Dominik Hofmann
Privat
Dominik Hofmann on campus of the Universidad Iberoamericana
"Thanks to many encounters, I gained innumerable and priceless insights even beyond the realm of a doctorate. I am deeply grateful to the DAAD-Stiftung for making this experience possible. "
Dominik Hofmann's research concerned itself with the discourse of impunity. In 2019, as a postgraduate student at the Univesity of Bielefeld, he received the Gustav Schübeck-Scholarship of the DAAD-Stiftung which allowed him to further advance his studies by going to Mexico.
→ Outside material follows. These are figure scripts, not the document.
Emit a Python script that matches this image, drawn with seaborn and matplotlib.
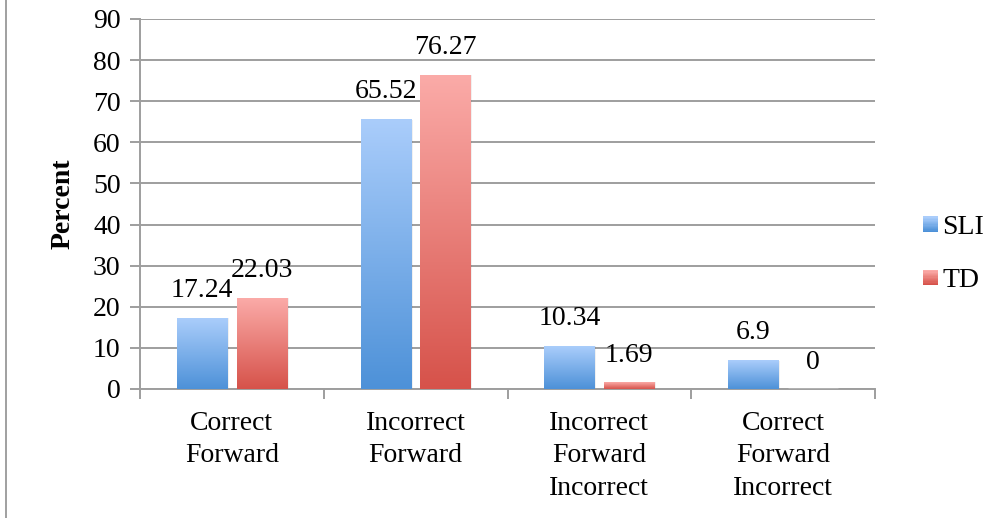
import numpy as np
import pandas as pd
import matplotlib
matplotlib.use("Agg")
import matplotlib.pyplot as plt
import seaborn as sns
from matplotlib.colors import LinearSegmentedColormap
from matplotlib.patches import Rectangle
from matplotlib.legend_handler import HandlerBase

categories = ["Correct\nForward", "Incorrect\nForward",
              "Incorrect\nForward\nIncorrect", "Correct\nForward\nIncorrect"]
groups = ["SLI", "TD"]
sli_values = [17.24, 65.52, 10.34, 6.9]
td_values = [22.03, 76.27, 1.69, 0]
value_labels = {"SLI": ["17.24", "65.52", "10.34", "6.9"],
                "TD": ["22.03", "76.27", "1.69", "0"]}
yticks = [0, 10, 20, 30, 40, 50, 60, 70, 80, 90]

# gradient end colours (top, bottom) for each group
grad = {"SLI": ("#aacdfb", "#4d91d8"), "TD": ("#fbaba8", "#d6524a")}

df = pd.DataFrame({
    "category": categories * 2,
    "group": ["SLI"] * 4 + ["TD"] * 4,
    "value": sli_values + td_values,
})

sns.set_theme(style="white")
plt.rcParams["font.family"] = ["Liberation Serif", "DejaVu Serif"]
plt.rcParams["text.color"] = "black"
plt.rcParams["xtick.color"] = "black"
plt.rcParams["ytick.color"] = "black"
plt.rcParams["axes.labelcolor"] = "black"
FS = 20

fig = plt.figure(figsize=(10.03, 5.18), dpi=100)
W, H = 1003, 518
ax = fig.add_axes([140 / W, 1 - 389 / H, 735 / W, 370 / H])

palette = {g: grad[g][1] for g in groups}
sns.barplot(data=df, x="category", y="value", hue="group", order=categories,
            hue_order=groups, palette=palette, width=0.65, gap=0.16,
            legend=False, ax=ax, zorder=3)

# vertical gradient fill for every bar
for g, cont in zip(groups, ax.containers):
    cmap = LinearSegmentedColormap.from_list(g, [grad[g][1], grad[g][0]])
    for bar, lab in zip(cont, value_labels[g]):
        x0, w, h = bar.get_x(), bar.get_width(), bar.get_height()
        if h > 0:
            bar.set_alpha(0)
            shadow = Rectangle((x0 + 0.01, 0), w, h, facecolor="#000000",
                               alpha=0.06, edgecolor="none", zorder=2)
            ax.add_patch(shadow)
            ax.imshow(np.linspace(0, 1, 256).reshape(-1, 1), cmap=cmap,
                      origin="lower", aspect="auto", extent=(x0, x0 + w, 0, h),
                      zorder=3, interpolation="bicubic")
        ax.annotate(lab, (x0 + w / 2, h), xytext=(0, 11 if h > 3 else 10),
                    textcoords="offset points", ha="center", va="bottom",
                    fontsize=FS, color="black", zorder=5)
ax.set_xlim(-0.5, 3.5)
ax.set_ylim(0, 90)

# axes styling
grid_c = "#9e9e9e"
ax.set_yticks(yticks)
ax.yaxis.grid(True, color=grid_c, linewidth=1.4, zorder=0)
ax.set_axisbelow(True)
for s in ["top", "right"]:
    ax.spines[s].set_visible(False)
for s in ["left", "bottom"]:
    ax.spines[s].set_color(grid_c)
    ax.spines[s].set_linewidth(1.4)
ax.tick_params(axis="y", which="major", direction="out", length=7, width=1.4,
               color=grid_c, labelcolor="black", labelsize=FS, pad=7, left=True)

ax.set_xticks([-0.5, 0.5, 1.5, 2.5, 3.5])
ax.set_xticklabels([])
ax.set_xticks(range(4), minor=True)
ax.set_xticklabels(categories, minor=True, fontsize=FS, linespacing=1.38)
ax.tick_params(axis="x", which="major", direction="out", length=7, width=1.4,
               color=grid_c, bottom=True)
ax.tick_params(axis="x", which="minor", length=0, pad=16, labelcolor="black")
ax.set_xlabel("")
ax.set_ylabel("Percent", fontsize=FS, fontweight="bold", color="black")
ax.yaxis.set_label_coords(-64 / 735, 0.5)


class GradientHandler(HandlerBase):
    def create_artists(self, legend, orig_handle, xdescent, ydescent,
                       width, height, fontsize, trans):
        top, bottom = orig_handle
        cmap = LinearSegmentedColormap.from_list("h", [bottom, top])
        n = 12
        side = width
        arts = []
        for i in range(n):
            arts.append(Rectangle((xdescent, -ydescent + (height - side) / 2 + side * i / n),
                                  side, side / n + 0.3, facecolor=cmap(i / (n - 1)),
                                  edgecolor="none", transform=trans))
        return arts


handles = [grad[g] for g in groups]
fig.legend(handles, groups, handler_map={tuple: GradientHandler()},
           loc="center left", bbox_to_anchor=(912 / W, 1 - 254 / H),
           frameon=False, fontsize=FS, handlelength=0.55, handleheight=0.7,
           handletextpad=0.15, labelspacing=1.0, borderaxespad=0)

# thin frame edge on the left of the figure
fig.add_artist(plt.Line2D([6 / W, 6 / W], [0, 1], transform=fig.transFigure,
                          color="#a0a0a0", linewidth=1.4))

fig.savefig("out.png", dpi=100)
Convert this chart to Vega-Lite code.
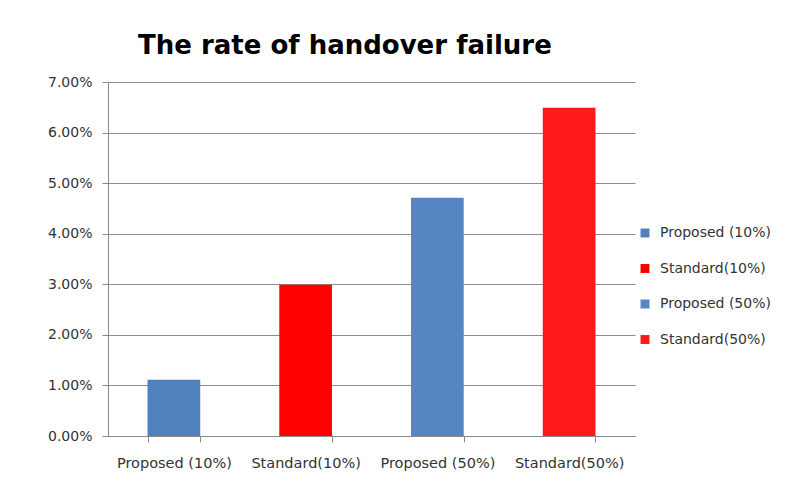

He shares his diverse experiences in a detailed report, a shortened version of which follows below:
Let me begin my report, which is really more of a story, with my first day at Universidad Iberoamericana in Mexico, which I will call simply “the Ibero” in the remainder of the text. I had gotten lost, and, in order to get to the university campus, I had to cross two four-lane roads and an overpass, which turned out to be a walk of nearly an hour. Fortunately, I had planned one and a half hours for just such contingencies, because I knew that my chances of not only getting on the correct minibus, but also getting off in the right place, were very slim. Traffic is one of the main topics of all conversations I had in Mexico City. Since the weather here never changes, the time it takes to get from A to B serves as a common and innocuous topic for small talk (an equivalent to talking about what one has eaten – the common topic in less urban regions of Mexico).
For a while I considered getting a bicycle, but I always discarded the idea, among other reasons because I did not want to expose myself to pollutants and breath them in. So I kept taking buses, which emit the very pollutants I aimed to avoid. Traffic breeds the necessity for more traffic.
In the shadow of an impressive building ruin at the entrance gate to the university, I was met by Professor Javier Torres Nafarrate, who had invited me to come to Mexico. All entrances to the campus are heavily guarded; access without a chip card is not possible. The Ibero is a private university, founded and financed by the Jesuit order. Though committed to the order’s ideals in general, it is independent in terms of its teaching. Within a highly stratified system of higher education, it is considered an elite university. At the library, I found – as predicted by research I did before my trip – a wealth of books (naturally mostly in Spanish), to which I had no access in Germany. Unfortunately, the computer at the workstation provided to me in Professor Torres’ office was impossibly slow, so I always worked on my laptop.
My “privileged status” there was more structural than situational: it did not directly benefit me in any way. But this was not the case in the academic context of my stay: Not only did I, as is common in academic work, use the contact networks of my professors, but beyond that I am fairly certain that the mention of my home country of Germany in general and my home university in particular helped me with requests I made for interviews and meetings with academics, journalists, lawyers and human rights activists that I needed for my dissertation. I believe I was given appointments that probably would not have been granted to Mexican students at a public provincial university. Despite this, I decided to mention my origins, as the main purpose of my trip was, after all, to conduct these interviews and discussions.
As of spring 2020. The German Version is the original.